=== Extracted material ===

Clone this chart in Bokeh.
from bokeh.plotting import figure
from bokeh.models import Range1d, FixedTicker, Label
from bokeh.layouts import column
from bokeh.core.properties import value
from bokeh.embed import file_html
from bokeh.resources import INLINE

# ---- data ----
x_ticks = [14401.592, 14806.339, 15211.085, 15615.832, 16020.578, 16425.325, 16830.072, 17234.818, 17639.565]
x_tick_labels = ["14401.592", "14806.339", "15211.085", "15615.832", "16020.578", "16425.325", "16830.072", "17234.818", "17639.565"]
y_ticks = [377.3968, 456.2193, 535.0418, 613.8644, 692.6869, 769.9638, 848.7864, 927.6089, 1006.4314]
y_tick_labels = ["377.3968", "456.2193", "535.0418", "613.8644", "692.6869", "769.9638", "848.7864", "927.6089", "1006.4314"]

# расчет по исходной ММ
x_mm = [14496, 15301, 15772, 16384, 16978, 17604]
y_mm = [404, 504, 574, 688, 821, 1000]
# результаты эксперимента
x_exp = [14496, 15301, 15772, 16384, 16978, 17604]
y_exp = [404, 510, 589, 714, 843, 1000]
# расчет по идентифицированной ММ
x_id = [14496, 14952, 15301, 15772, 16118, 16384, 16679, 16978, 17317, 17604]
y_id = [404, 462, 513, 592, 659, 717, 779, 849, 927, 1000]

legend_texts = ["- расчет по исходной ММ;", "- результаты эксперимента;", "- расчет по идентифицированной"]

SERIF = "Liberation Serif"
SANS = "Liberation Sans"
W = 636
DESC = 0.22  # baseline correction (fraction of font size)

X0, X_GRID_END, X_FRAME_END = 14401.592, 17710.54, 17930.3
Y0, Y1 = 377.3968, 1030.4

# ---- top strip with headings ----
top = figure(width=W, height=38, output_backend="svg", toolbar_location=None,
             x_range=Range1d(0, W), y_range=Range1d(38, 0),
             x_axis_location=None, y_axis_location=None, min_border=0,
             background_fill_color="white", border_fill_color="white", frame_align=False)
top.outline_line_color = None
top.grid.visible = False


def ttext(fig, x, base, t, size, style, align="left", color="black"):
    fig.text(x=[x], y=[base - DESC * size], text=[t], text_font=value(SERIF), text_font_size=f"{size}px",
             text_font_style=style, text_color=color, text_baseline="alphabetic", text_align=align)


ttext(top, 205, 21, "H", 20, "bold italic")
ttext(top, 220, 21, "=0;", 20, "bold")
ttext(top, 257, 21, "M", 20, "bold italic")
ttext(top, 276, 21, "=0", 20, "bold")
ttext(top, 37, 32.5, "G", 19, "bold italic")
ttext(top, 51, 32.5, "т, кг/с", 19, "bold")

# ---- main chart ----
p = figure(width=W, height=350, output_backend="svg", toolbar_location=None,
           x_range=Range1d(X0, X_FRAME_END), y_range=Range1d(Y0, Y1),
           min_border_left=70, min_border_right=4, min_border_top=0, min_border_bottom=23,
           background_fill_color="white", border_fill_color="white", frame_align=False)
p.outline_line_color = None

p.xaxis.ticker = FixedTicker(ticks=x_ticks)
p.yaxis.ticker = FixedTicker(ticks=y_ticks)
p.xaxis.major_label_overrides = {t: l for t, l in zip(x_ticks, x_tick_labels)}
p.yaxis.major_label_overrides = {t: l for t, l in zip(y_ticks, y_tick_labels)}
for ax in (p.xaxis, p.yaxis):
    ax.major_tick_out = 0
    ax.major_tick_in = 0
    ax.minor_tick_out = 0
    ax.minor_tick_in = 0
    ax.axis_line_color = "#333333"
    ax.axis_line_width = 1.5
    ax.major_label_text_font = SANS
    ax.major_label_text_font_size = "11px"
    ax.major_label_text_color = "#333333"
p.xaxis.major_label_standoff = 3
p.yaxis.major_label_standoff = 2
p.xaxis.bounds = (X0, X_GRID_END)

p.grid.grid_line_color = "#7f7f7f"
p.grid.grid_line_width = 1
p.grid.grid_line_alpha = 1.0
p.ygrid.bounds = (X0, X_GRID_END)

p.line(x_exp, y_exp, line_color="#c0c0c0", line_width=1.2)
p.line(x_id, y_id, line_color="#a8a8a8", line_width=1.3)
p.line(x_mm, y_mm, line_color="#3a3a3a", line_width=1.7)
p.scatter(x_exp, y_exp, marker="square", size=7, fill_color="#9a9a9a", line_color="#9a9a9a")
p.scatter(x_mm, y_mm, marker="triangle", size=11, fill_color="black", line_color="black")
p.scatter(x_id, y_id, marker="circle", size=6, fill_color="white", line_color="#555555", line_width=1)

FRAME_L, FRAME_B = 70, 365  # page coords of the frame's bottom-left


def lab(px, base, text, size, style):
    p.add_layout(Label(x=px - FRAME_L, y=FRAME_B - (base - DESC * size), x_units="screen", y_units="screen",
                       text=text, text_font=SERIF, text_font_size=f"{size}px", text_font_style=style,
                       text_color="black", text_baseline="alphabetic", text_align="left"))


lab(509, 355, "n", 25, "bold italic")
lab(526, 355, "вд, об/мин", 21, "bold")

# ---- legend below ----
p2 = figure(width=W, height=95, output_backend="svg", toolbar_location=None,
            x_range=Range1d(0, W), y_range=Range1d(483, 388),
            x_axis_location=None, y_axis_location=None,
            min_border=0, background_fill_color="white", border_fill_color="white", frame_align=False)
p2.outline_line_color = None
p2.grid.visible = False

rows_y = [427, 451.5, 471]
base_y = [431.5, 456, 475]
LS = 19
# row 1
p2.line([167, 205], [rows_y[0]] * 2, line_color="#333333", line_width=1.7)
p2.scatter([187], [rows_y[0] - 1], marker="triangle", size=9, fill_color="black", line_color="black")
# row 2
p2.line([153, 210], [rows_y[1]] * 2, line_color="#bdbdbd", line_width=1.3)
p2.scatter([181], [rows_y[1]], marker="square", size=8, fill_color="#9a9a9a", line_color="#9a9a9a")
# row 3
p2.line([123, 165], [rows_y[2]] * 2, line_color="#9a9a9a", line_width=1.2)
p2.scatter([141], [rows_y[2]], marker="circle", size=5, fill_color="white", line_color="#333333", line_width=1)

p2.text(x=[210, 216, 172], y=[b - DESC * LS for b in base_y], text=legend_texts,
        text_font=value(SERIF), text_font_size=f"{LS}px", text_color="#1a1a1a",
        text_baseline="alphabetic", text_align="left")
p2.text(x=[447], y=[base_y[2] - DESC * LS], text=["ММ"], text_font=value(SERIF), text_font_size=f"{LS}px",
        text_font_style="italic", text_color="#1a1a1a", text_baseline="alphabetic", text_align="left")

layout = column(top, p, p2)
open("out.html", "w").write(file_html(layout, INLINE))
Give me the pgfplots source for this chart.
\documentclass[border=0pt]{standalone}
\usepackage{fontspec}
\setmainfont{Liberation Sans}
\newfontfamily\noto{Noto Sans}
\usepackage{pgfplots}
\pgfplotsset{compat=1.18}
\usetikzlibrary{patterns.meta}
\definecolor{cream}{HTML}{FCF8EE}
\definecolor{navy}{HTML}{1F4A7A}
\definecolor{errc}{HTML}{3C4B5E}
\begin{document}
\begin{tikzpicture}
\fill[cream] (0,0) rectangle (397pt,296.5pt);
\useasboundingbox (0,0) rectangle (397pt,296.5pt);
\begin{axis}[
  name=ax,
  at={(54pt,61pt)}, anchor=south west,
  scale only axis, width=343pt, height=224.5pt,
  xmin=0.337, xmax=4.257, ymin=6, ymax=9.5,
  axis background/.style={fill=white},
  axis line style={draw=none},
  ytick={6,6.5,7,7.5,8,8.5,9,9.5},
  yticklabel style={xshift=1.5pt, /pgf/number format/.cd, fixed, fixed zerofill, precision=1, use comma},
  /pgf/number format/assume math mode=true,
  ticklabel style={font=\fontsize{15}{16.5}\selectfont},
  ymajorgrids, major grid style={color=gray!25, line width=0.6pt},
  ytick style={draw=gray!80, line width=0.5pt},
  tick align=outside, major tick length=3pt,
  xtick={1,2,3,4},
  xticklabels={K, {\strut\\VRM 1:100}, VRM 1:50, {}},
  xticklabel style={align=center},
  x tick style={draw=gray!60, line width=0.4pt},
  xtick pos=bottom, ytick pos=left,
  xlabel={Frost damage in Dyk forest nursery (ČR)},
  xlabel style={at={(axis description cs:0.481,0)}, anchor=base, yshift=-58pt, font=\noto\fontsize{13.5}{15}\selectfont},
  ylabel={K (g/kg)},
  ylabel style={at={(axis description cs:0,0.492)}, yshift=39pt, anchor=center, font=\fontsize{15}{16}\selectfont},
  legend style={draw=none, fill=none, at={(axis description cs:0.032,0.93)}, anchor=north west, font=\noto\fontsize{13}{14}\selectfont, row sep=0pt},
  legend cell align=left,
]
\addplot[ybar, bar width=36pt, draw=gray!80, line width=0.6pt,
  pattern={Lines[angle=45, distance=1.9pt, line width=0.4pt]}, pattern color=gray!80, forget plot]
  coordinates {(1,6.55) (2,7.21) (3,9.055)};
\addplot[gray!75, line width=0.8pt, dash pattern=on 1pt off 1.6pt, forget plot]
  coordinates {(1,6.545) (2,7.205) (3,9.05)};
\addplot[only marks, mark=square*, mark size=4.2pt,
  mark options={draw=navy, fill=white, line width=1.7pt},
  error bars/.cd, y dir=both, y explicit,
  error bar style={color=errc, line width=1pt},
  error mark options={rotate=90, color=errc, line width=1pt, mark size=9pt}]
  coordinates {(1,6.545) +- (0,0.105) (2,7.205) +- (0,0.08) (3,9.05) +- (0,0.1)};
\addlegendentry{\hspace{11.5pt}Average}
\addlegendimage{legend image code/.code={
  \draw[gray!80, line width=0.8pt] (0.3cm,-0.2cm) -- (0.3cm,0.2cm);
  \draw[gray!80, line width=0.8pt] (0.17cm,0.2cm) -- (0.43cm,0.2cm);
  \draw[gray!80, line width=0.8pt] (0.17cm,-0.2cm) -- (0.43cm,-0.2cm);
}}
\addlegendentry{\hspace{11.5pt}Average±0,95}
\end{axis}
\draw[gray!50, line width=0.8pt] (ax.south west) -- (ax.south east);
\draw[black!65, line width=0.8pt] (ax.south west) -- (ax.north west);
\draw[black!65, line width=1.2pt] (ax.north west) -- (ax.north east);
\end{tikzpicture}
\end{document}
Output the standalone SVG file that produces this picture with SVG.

===

*Prompt*. Copy the records above exactly, from the first line through the line containing "Y0, Y1 = 377.3968, 1030.4", and include nothing else.

*Worked answer*.
Clone this chart in Bokeh.
from bokeh.plotting import figure
from bokeh.models import Range1d, FixedTicker, Label
from bokeh.layouts import column
from bokeh.core.properties import value
from bokeh.embed import file_html
from bokeh.resources import INLINE

# ---- data ----
x_ticks = [14401.592, 14806.339, 15211.085, 15615.832, 16020.578, 16425.325, 16830.072, 17234.818, 17639.565]
x_tick_labels = ["14401.592", "14806.339", "15211.085", "15615.832", "16020.578", "16425.325", "16830.072", "17234.818", "17639.565"]
y_ticks = [377.3968, 456.2193, 535.0418, 613.8644, 692.6869, 769.9638, 848.7864, 927.6089, 1006.4314]
y_tick_labels = ["377.3968", "456.2193", "535.0418", "613.8644", "692.6869", "769.9638", "848.7864", "927.6089", "1006.4314"]

# расчет по исходной ММ
x_mm = [14496, 15301, 15772, 16384, 16978, 17604]
y_mm = [404, 504, 574, 688, 821, 1000]
# результаты эксперимента
x_exp = [14496, 15301, 15772, 16384, 16978, 17604]
y_exp = [404, 510, 589, 714, 843, 1000]
# расчет по идентифицированной ММ
x_id = [14496, 14952, 15301, 15772, 16118, 16384, 16679, 16978, 17317, 17604]
y_id = [404, 462, 513, 592, 659, 717, 779, 849, 927, 1000]

legend_texts = ["- расчет по исходной ММ;", "- результаты эксперимента;", "- расчет по идентифицированной"]

SERIF = "Liberation Serif"
SANS = "Liberation Sans"
W = 636
DESC = 0.22  # baseline correction (fraction of font size)

X0, X_GRID_END, X_FRAME_END = 14401.592, 17710.54, 17930.3
Y0, Y1 = 377.3968, 1030.4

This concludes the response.